# Data
(begin)
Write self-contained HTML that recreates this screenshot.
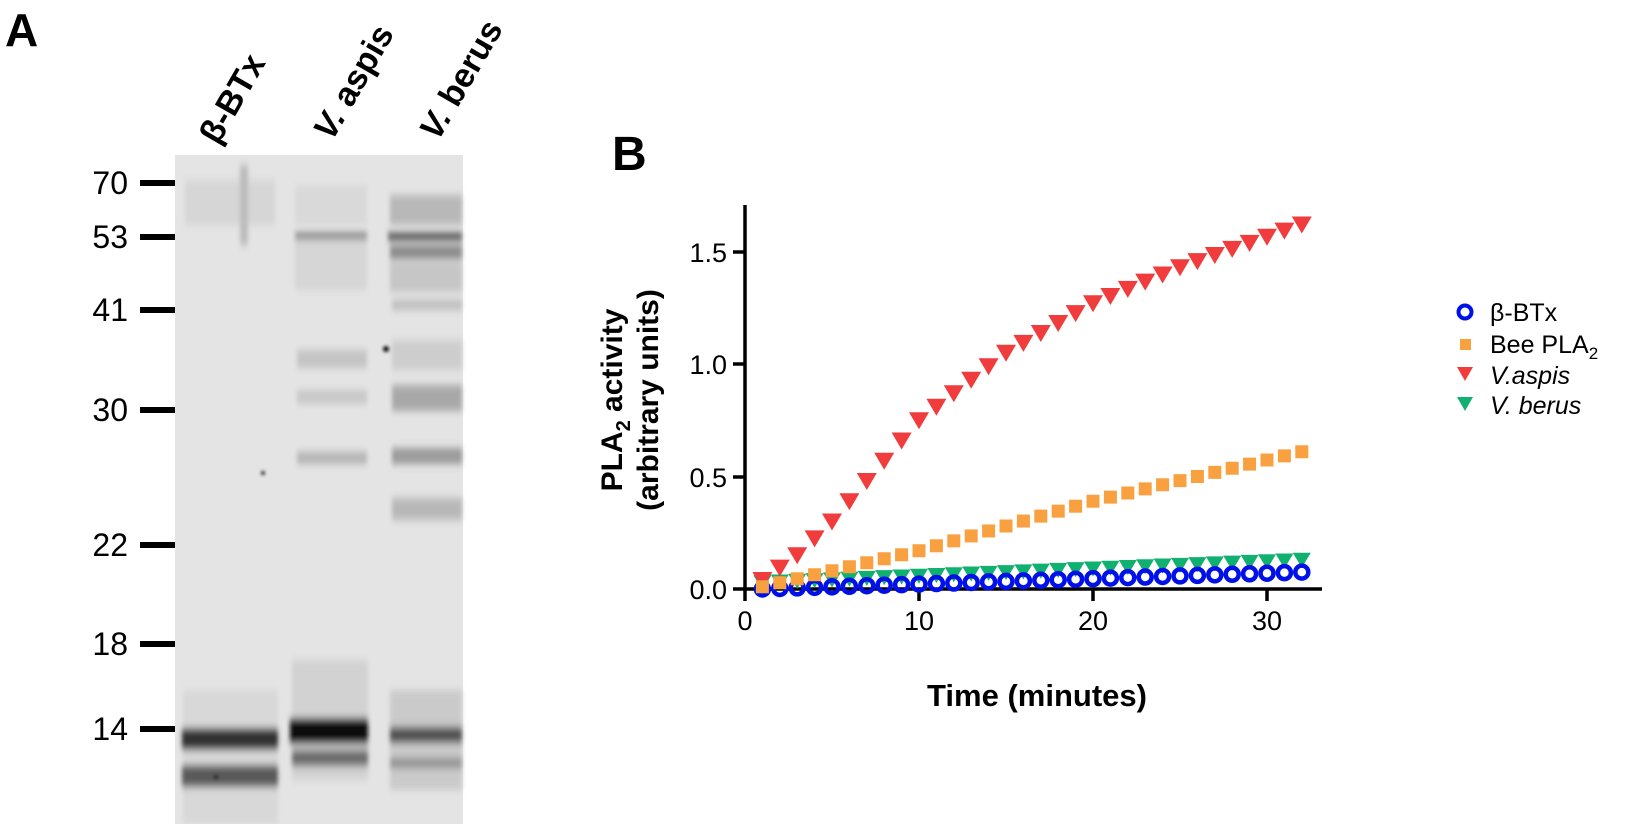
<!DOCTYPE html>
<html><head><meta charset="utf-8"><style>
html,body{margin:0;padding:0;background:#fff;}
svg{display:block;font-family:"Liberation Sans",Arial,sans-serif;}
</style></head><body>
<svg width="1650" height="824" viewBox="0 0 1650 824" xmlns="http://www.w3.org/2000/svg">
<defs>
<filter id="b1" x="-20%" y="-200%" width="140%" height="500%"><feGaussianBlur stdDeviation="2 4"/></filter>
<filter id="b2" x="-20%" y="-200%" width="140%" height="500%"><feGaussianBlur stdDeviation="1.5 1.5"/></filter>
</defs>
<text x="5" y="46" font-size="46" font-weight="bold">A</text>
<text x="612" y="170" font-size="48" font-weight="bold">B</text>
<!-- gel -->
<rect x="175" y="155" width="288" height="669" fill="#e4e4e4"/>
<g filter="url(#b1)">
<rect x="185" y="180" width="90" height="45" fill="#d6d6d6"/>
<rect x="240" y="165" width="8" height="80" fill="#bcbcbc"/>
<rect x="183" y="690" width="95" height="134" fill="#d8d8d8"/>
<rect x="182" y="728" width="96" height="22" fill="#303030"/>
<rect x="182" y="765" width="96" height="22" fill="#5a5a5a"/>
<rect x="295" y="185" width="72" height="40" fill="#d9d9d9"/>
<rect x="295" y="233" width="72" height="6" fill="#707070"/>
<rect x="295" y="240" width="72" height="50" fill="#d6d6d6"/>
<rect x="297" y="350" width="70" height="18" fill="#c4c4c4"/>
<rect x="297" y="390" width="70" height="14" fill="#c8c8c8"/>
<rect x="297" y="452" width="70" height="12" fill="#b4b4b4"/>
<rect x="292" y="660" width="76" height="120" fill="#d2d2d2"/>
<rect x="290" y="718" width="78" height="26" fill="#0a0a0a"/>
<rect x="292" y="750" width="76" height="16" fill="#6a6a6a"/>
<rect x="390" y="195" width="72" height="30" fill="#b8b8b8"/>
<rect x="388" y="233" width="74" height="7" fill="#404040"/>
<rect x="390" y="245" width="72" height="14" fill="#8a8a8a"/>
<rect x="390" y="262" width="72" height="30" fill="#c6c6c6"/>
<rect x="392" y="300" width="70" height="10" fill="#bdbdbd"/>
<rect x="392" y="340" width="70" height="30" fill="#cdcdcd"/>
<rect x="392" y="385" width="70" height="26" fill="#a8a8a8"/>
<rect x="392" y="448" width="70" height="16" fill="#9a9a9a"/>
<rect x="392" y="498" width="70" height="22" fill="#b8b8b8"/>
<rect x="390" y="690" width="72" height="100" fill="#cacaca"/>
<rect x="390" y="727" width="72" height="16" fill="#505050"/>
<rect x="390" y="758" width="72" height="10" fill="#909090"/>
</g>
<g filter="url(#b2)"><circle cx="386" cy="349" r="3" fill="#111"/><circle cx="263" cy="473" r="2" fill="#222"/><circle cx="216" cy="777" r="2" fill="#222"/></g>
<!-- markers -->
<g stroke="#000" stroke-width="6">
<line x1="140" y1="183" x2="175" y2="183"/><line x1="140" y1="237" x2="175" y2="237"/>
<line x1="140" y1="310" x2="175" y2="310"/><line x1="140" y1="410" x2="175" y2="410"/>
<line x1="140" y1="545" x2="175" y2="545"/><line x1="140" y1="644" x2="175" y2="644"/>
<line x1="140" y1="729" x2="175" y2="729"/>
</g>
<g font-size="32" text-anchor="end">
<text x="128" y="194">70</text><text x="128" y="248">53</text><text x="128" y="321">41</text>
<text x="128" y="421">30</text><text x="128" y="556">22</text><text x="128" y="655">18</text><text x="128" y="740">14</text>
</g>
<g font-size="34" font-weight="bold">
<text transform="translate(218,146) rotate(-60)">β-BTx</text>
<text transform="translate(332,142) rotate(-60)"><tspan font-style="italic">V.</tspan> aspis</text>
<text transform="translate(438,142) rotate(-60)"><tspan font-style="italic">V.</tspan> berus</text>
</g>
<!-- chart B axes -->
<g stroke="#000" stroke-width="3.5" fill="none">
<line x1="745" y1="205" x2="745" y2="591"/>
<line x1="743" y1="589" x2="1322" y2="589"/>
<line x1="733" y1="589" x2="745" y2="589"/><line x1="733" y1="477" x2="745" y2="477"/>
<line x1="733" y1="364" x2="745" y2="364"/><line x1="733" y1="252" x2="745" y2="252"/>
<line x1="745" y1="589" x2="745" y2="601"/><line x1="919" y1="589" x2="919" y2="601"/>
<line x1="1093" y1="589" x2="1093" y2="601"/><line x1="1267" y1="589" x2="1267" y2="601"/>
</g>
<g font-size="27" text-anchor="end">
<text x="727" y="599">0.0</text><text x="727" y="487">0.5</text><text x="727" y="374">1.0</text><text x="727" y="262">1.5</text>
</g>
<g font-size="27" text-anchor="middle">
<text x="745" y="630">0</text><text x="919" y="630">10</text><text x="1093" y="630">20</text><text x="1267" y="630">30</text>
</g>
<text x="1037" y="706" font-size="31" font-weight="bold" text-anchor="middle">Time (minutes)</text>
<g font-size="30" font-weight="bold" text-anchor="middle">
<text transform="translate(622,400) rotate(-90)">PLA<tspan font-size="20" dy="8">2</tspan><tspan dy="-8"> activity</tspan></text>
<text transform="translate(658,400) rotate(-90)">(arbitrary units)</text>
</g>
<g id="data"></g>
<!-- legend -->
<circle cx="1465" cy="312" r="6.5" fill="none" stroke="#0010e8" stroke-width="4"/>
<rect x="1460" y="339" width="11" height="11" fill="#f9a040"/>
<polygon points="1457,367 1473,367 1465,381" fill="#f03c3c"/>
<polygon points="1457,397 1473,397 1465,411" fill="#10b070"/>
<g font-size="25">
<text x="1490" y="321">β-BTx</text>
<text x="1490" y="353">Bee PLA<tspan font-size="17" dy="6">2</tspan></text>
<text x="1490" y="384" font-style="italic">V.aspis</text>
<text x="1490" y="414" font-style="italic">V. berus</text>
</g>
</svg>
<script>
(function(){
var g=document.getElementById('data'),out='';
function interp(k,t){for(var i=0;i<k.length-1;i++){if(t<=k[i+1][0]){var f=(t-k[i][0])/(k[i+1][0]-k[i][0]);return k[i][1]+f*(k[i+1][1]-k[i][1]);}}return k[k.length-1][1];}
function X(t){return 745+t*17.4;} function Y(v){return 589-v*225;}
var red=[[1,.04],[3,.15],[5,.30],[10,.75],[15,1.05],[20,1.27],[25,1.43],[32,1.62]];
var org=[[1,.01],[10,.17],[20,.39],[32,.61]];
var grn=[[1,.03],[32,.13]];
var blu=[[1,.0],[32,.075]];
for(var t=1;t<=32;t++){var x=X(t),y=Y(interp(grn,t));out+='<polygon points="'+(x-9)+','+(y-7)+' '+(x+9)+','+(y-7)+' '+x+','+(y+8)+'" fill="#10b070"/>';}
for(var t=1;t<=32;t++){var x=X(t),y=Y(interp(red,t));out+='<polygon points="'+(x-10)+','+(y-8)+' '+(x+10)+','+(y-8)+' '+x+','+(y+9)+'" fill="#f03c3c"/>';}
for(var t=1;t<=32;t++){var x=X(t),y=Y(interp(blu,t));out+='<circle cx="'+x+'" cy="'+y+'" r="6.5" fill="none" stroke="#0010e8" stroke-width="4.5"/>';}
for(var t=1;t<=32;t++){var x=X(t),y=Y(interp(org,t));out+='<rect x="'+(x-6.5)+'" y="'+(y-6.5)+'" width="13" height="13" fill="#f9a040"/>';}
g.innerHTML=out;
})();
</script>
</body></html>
(end)
# Stated problem
Print the listing above in full, exactly as written. Omit any pictures.

# Response to this task
Write self-contained HTML that recreates this screenshot.
<!DOCTYPE html>
<html><head><meta charset="utf-8"><style>
html,body{margin:0;padding:0;background:#fff;}
svg{display:block;font-family:"Liberation Sans",Arial,sans-serif;}
</style></head><body>
<svg width="1650" height="824" viewBox="0 0 1650 824" xmlns="http://www.w3.org/2000/svg">
<defs>
<filter id="b1" x="-20%" y="-200%" width="140%" height="500%"><feGaussianBlur stdDeviation="2 4"/></filter>
<filter id="b2" x="-20%" y="-200%" width="140%" height="500%"><feGaussianBlur stdDeviation="1.5 1.5"/></filter>
</defs>
<text x="5" y="46" font-size="46" font-weight="bold">A</text>
<text x="612" y="170" font-size="48" font-weight="bold">B</text>
<!-- gel -->
<rect x="175" y="155" width="288" height="669" fill="#e4e4e4"/>
<g filter="url(#b1)">
<rect x="185" y="180" width="90" height="45" fill="#d6d6d6"/>
<rect x="240" y="165" width="8" height="80" fill="#bcbcbc"/>
<rect x="183" y="690" width="95" height="134" fill="#d8d8d8"/>
<rect x="182" y="728" width="96" height="22" fill="#303030"/>
<rect x="182" y="765" width="96" height="22" fill="#5a5a5a"/>
<rect x="295" y="185" width="72" height="40" fill="#d9d9d9"/>
<rect x="295" y="233" width="72" height="6" fill="#707070"/>
<rect x="295" y="240" width="72" height="50" fill="#d6d6d6"/>
<rect x="297" y="350" width="70" height="18" fill="#c4c4c4"/>
<rect x="297" y="390" width="70" height="14" fill="#c8c8c8"/>
<rect x="297" y="452" width="70" height="12" fill="#b4b4b4"/>
<rect x="292" y="660" width="76" height="120" fill="#d2d2d2"/>
<rect x="290" y="718" width="78" height="26" fill="#0a0a0a"/>
<rect x="292" y="750" width="76" height="16" fill="#6a6a6a"/>
<rect x="390" y="195" width="72" height="30" fill="#b8b8b8"/>
<rect x="388" y="233" width="74" height="7" fill="#404040"/>
<rect x="390" y="245" width="72" height="14" fill="#8a8a8a"/>
<rect x="390" y="262" width="72" height="30" fill="#c6c6c6"/>
<rect x="392" y="300" width="70" height="10" fill="#bdbdbd"/>
<rect x="392" y="340" width="70" height="30" fill="#cdcdcd"/>
<rect x="392" y="385" width="70" height="26" fill="#a8a8a8"/>
<rect x="392" y="448" width="70" height="16" fill="#9a9a9a"/>
<rect x="392" y="498" width="70" height="22" fill="#b8b8b8"/>
<rect x="390" y="690" width="72" height="100" fill="#cacaca"/>
<rect x="390" y="727" width="72" height="16" fill="#505050"/>
<rect x="390" y="758" width="72" height="10" fill="#909090"/>
</g>
<g filter="url(#b2)"><circle cx="386" cy="349" r="3" fill="#111"/><circle cx="263" cy="473" r="2" fill="#222"/><circle cx="216" cy="777" r="2" fill="#222"/></g>
<!-- markers -->
<g stroke="#000" stroke-width="6">
<line x1="140" y1="183" x2="175" y2="183"/><line x1="140" y1="237" x2="175" y2="237"/>
<line x1="140" y1="310" x2="175" y2="310"/><line x1="140" y1="410" x2="175" y2="410"/>
<line x1="140" y1="545" x2="175" y2="545"/><line x1="140" y1="644" x2="175" y2="644"/>
<line x1="140" y1="729" x2="175" y2="729"/>
</g>
<g font-size="32" text-anchor="end">
<text x="128" y="194">70</text><text x="128" y="248">53</text><text x="128" y="321">41</text>
<text x="128" y="421">30</text><text x="128" y="556">22</text><text x="128" y="655">18</text><text x="128" y="740">14</text>
</g>
<g font-size="34" font-weight="bold">
<text transform="translate(218,146) rotate(-60)">β-BTx</text>
<text transform="translate(332,142) rotate(-60)"><tspan font-style="italic">V.</tspan> aspis</text>
<text transform="translate(438,142) rotate(-60)"><tspan font-style="italic">V.</tspan> berus</text>
</g>
<!-- chart B axes -->
<g stroke="#000" stroke-width="3.5" fill="none">
<line x1="745" y1="205" x2="745" y2="591"/>
<line x1="743" y1="589" x2="1322" y2="589"/>
<line x1="733" y1="589" x2="745" y2="589"/><line x1="733" y1="477" x2="745" y2="477"/>
<line x1="733" y1="364" x2="745" y2="364"/><line x1="733" y1="252" x2="745" y2="252"/>
<line x1="745" y1="589" x2="745" y2="601"/><line x1="919" y1="589" x2="919" y2="601"/>
<line x1="1093" y1="589" x2="1093" y2="601"/><line x1="1267" y1="589" x2="1267" y2="601"/>
</g>
<g font-size="27" text-anchor="end">
<text x="727" y="599">0.0</text><text x="727" y="487">0.5</text><text x="727" y="374">1.0</text><text x="727" y="262">1.5</text>
</g>
<g font-size="27" text-anchor="middle">
<text x="745" y="630">0</text><text x="919" y="630">10</text><text x="1093" y="630">20</text><text x="1267" y="630">30</text>
</g>
<text x="1037" y="706" font-size="31" font-weight="bold" text-anchor="middle">Time (minutes)</text>
<g font-size="30" font-weight="bold" text-anchor="middle">
<text transform="translate(622,400) rotate(-90)">PLA<tspan font-size="20" dy="8">2</tspan><tspan dy="-8"> activity</tspan></text>
<text transform="translate(658,400) rotate(-90)">(arbitrary units)</text>
</g>
<g id="data"></g>
<!-- legend -->
<circle cx="1465" cy="312" r="6.5" fill="none" stroke="#0010e8" stroke-width="4"/>
<rect x="1460" y="339" width="11" height="11" fill="#f9a040"/>
<polygon points="1457,367 1473,367 1465,381" fill="#f03c3c"/>
<polygon points="1457,397 1473,397 1465,411" fill="#10b070"/>
<g font-size="25">
<text x="1490" y="321">β-BTx</text>
<text x="1490" y="353">Bee PLA<tspan font-size="17" dy="6">2</tspan></text>
<text x="1490" y="384" font-style="italic">V.aspis</text>
<text x="1490" y="414" font-style="italic">V. berus</text>
</g>
</svg>
<script>
(function(){
var g=document.getElementById('data'),out='';
function interp(k,t){for(var i=0;i<k.length-1;i++){if(t<=k[i+1][0]){var f=(t-k[i][0])/(k[i+1][0]-k[i][0]);return k[i][1]+f*(k[i+1][1]-k[i][1]);}}return k[k.length-1][1];}
function X(t){return 745+t*17.4;} function Y(v){return 589-v*225;}
var red=[[1,.04],[3,.15],[5,.30],[10,.75],[15,1.05],[20,1.27],[25,1.43],[32,1.62]];
var org=[[1,.01],[10,.17],[20,.39],[32,.61]];
var grn=[[1,.03],[32,.13]];
var blu=[[1,.0],[32,.075]];
for(var t=1;t<=32;t++){var x=X(t),y=Y(interp(grn,t));out+='<polygon points="'+(x-9)+','+(y-7)+' '+(x+9)+','+(y-7)+' '+x+','+(y+8)+'" fill="#10b070"/>';}
for(var t=1;t<=32;t++){var x=X(t),y=Y(interp(red,t));out+='<polygon points="'+(x-10)+','+(y-8)+' '+(x+10)+','+(y-8)+' '+x+','+(y+9)+'" fill="#f03c3c"/>';}
for(var t=1;t<=32;t++){var x=X(t),y=Y(interp(blu,t));out+='<circle cx="'+x+'" cy="'+y+'" r="6.5" fill="none" stroke="#0010e8" stroke-width="4.5"/>';}
for(var t=1;t<=32;t++){var x=X(t),y=Y(interp(org,t));out+='<rect x="'+(x-6.5)+'" y="'+(y-6.5)+'" width="13" height="13" fill="#f9a040"/>';}
g.innerHTML=out;
})();
</script>
</body></html>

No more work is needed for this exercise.